In connection with the filing of the Form S-4 registration statement covering the common stock of Dendreon to be issued pursuant to the Merger Agreement (the “Registration Statement”), you have requested our opinion regarding whether the Combination will be treated for United States federal income tax purposes as a reorganization within the meaning of Section 368(a) of the Internal Revenue Code of 1986, as amended (the “Code”). For purposes of rendering this opinion, we have examined and are expressly relying upon (without any independent investigation or review thereof) the truth and accuracy of the statements, covenants, representations and warranties contained in (i) the Merger Agreement; (ii) the Registration Statement; (iii) representations made to us by Dendreon, Sub and LLC, and Corvas in their respective letters provided to us, each dated the date hereof (the “Representation Letters”); and (iv) such other documents and corporate records as we have deemed necessary for purposes of our opinion.

 

In connection with rendering this opinion, we have assumed (without any independent investigation or review thereof) that:

 

  1.   Original documents (including signatures thereto) are valid and authentic, documents submitted to us as copies conform to the original documents, and there has been (or will be by the Effective Time and the LLC Effective Time) due execution and delivery of all documents where due execution and delivery are prerequisites to effectiveness thereof;

 

  2.   The Combination will be consummated in the manner contemplated by, and in accordance with the provisions of, the Merger Agreement and the Registration Statement, and will be effective under applicable state laws;


Dendreon Corporation

March 28, 2003

Page 2

 

  3.   All statements, descriptions and representations contained in any of the documents referred to herein or otherwise made to us are true, complete and correct, and no actions have been taken or will be taken which are inconsistent with such statements, descriptions or representations, or that are untrue, incomplete or incorrect at all relevant times, including the time of the filing of the Registration Statement, the Effective Time and the LLC Effective Time;

 

  4.   Any statements made in any of the documents referred to herein “to the knowledge of” or similarly qualified are true, complete and correct and will continue to be true, complete and correct at all times up to and including the Effective Time and the LLC Effective Time, in each case without such qualification; and

 

  5.   The parties have complied with and, if applicable, will continue to comply with, the covenants contained in the Merger Agreement, the Registration Statement, and the Representation Letters.

 

  6.   The opinion of even date herewith rendered by Cooley Godward LLP to Corvas concerning the matters addressed herein has been delivered and has not been withdrawn.

 

Based upon the foregoing, and subject to the qualifications and limitations stated herein, we are of the opinion that the Combination will be treated for United States federal income tax purposes as a reorganization within the meaning of Section 368(a) of the Code.

 

In addition to the matters set forth above, this opinion is subject to the exceptions, limitations and qualifications set forth below.

 

  1.   This opinion only represents our best judgment as to the federal income tax consequences of the Combination and is not binding on the IRS or any court of law, tribunal, administrative agency or other governmental body.

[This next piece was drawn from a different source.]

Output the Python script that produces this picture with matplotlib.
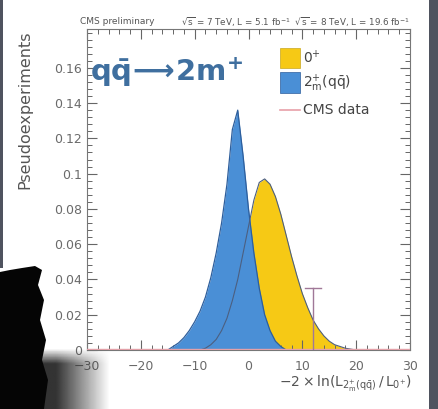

The conclusions are based on the Code, existing judicial decisions, administrative regulations, published rulings, and such other authorities as we have considered relevant. Our opinion is not binding upon the IRS or the courts, and there is no assurance that the IRS will not assert a contrary position. Furthermore, no assurance can be given that future legislative, judicial or administrative changes, on either a prospective or retroactive basis, would not adversely affect the accuracy of the conclusions stated herein. Nevertheless, by rendering this opinion, we undertake no responsibility to advise you of any new developments in the application or interpretation of the United States federal income tax laws.

 

  2.   This opinion does not address all of the United States federal income tax consequences of the Combination. We express no opinion as to United States federal, state, local, foreign, or other tax consequences, other than as set forth herein, and this opinion may not be relied upon except with respect to the consequences specifically discussed.

 

  3.   No opinion is expressed as to any transaction other than the Combination as described in the Merger Agreement. No opinion is expressed as to any transaction whatsoever, including the Combination, if, to the extent relevant to our opinion, either all the transactions described in the Merger Agreement are not consummated in accordance with the terms of the Merger Agreement and without waiver or breach of any provisions thereof, or all of the representations, warranties, statements and assumptions upon which we have relied are not true and accurate at all relevant times.


Dendreon Corporation

March 28, 2003

Page 3

 

This opinion is furnished solely for the benefit of Dendreon and may not be filed with or furnished to any individual, entity, association, agency or other person and may not be quoted or referred to, orally or in writing, in whole or in part, without our prior written consent. We hereby consent to the filing of this opinion as an exhibit to the Registration Statement and to the reference to our firm in the joint proxy statement/prospectus constituting a part thereof. In giving such consent, we do not thereby admit that we are in the category of persons whose consents are required under Section 7 of the Securities Act of 1933, as amended.